Glotzbach’s current concern centers around the strength of the language addressing the fate of the murals in the draft sale agreement for the school.

The draft document states, in part:

Page 8 (section on Seller’s Closing Obligations): “Murals. If necessary, [Seller will] execute an appropriate conveyancing document for the purpose of conveying the murals in the auditorium to a historical preservation agency acceptable and agreed to by both Seller and Buyer and/or a Maintenance Agreement for the purpose of such agency maintaining and preserving the murals in place.”

Page 15: “Buyer and Seller understand that there are three hand-painted murals on the walls of the Auditorium which have significant historical value. Seller and Buyer are intending that the murals shall stay in place, even following the transfer of the Auditorium, but that ownership of the murals may be transferred to a historical preservation or museum agent who is willing to commit to preserving and maintaining the murals in place. Buyer and Seller shall cooperate in obtaining such commitment and assurances from a historical preservation/museum agent acceptable to both Seller and Buyer. Buyer agrees to cooperate with enabling the murals to stay in place indefinitely as they are currently located and displayed in the Auditorium.”

This language does not appear to provide enough of a safeguard to Glotzbach.

He acknowledges the positive intentions of the parties involved – but says expressions such as “if necessary” and “may” (rather than “shall”) make him nervous.

Glotzbach raises the specter of what could happen if the auditorium changes hands again, before the good intentions materialize, or in case of an unforeseen “catastrophe.”

The murals should not go to a private owner who could walk away with them, says Glotzbach “I’d chain myself to the front doors [to stop it],” emphatically states Glotzbach.

Glotzbach also offers a solution – transfer the murals to a historic agency before, rather than after, the building’s sale to a private group.

“Everybody’s on the same page – let’s just do it,” says Glotzbach, referencing those involved in the process.

Glotzbach has actually offered to buy the murals himself – “if that would help” – then immediately transfer ownership of them to the Brown County Historical Society (BCHS).

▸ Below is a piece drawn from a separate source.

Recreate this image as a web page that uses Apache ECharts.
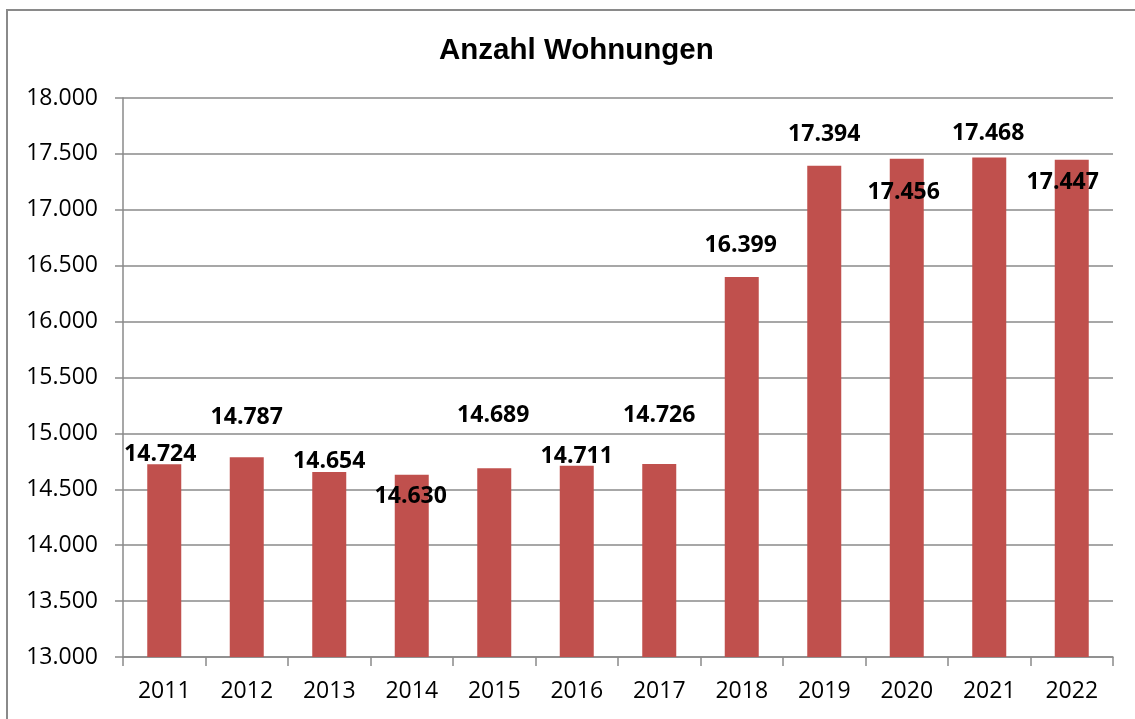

“I am ready, willing and able to come up with the cash, on a 24-hour notice,” says Glotzbach.

BCHS President Anne Earl says that the BCHS has “a great interest” in keeping the murals at their present location. If that’s the way to prevent them from being moved or torn down, the BCHS would seek and/or accept legal ownership, said Earl. The BCHS would then loan the murals back out to be on permanent display in the building.

“Representatives from the BCHS have expressed interest over the past few months in regards to the murals,” confirmed Superintendent Jeff Bertrang.

“They have offered to take up responsibility for them and be the caretakers, as the murals stay in place in the auditorium. We have addressed this in the purchase agreement, so that the murals stay in place and can be transitioned to a historical society. Both Cenate and District 88 intend for the murals to stay in place and be cared for.”

Reed Glawe, a local attorney who is acting as Interim President of Cenate, also shared thoughts about the matter:

“I anticipate and expect that both the district and Cenate will work with the BCHS to see if the fit is right and to see what the BCHS is willing to do in terms of maintaining the murals in place. The time is too short right now prior to Thursday’s meeting to try and put together details on what the BCHS’s obligations and requirements might be. If approved by the school board, both the District and Cenate will be contractually bound to make sure the murals stay in place and are maintained/cared for by someone or some entity with experience in doing so. I have no idea whether the BCHS has that ability or expertise. … They seem to be a logical candidate, but we don’t want to rush into a decision that is as important to the community as the preservation of the murals in place. This is a decision that will have ramifications for years and generations to come. At the risk of repeating myself, both Cenate and the District are committed to keeping the murals in place and preserved.”

Glotzbach is not involved with Cenate.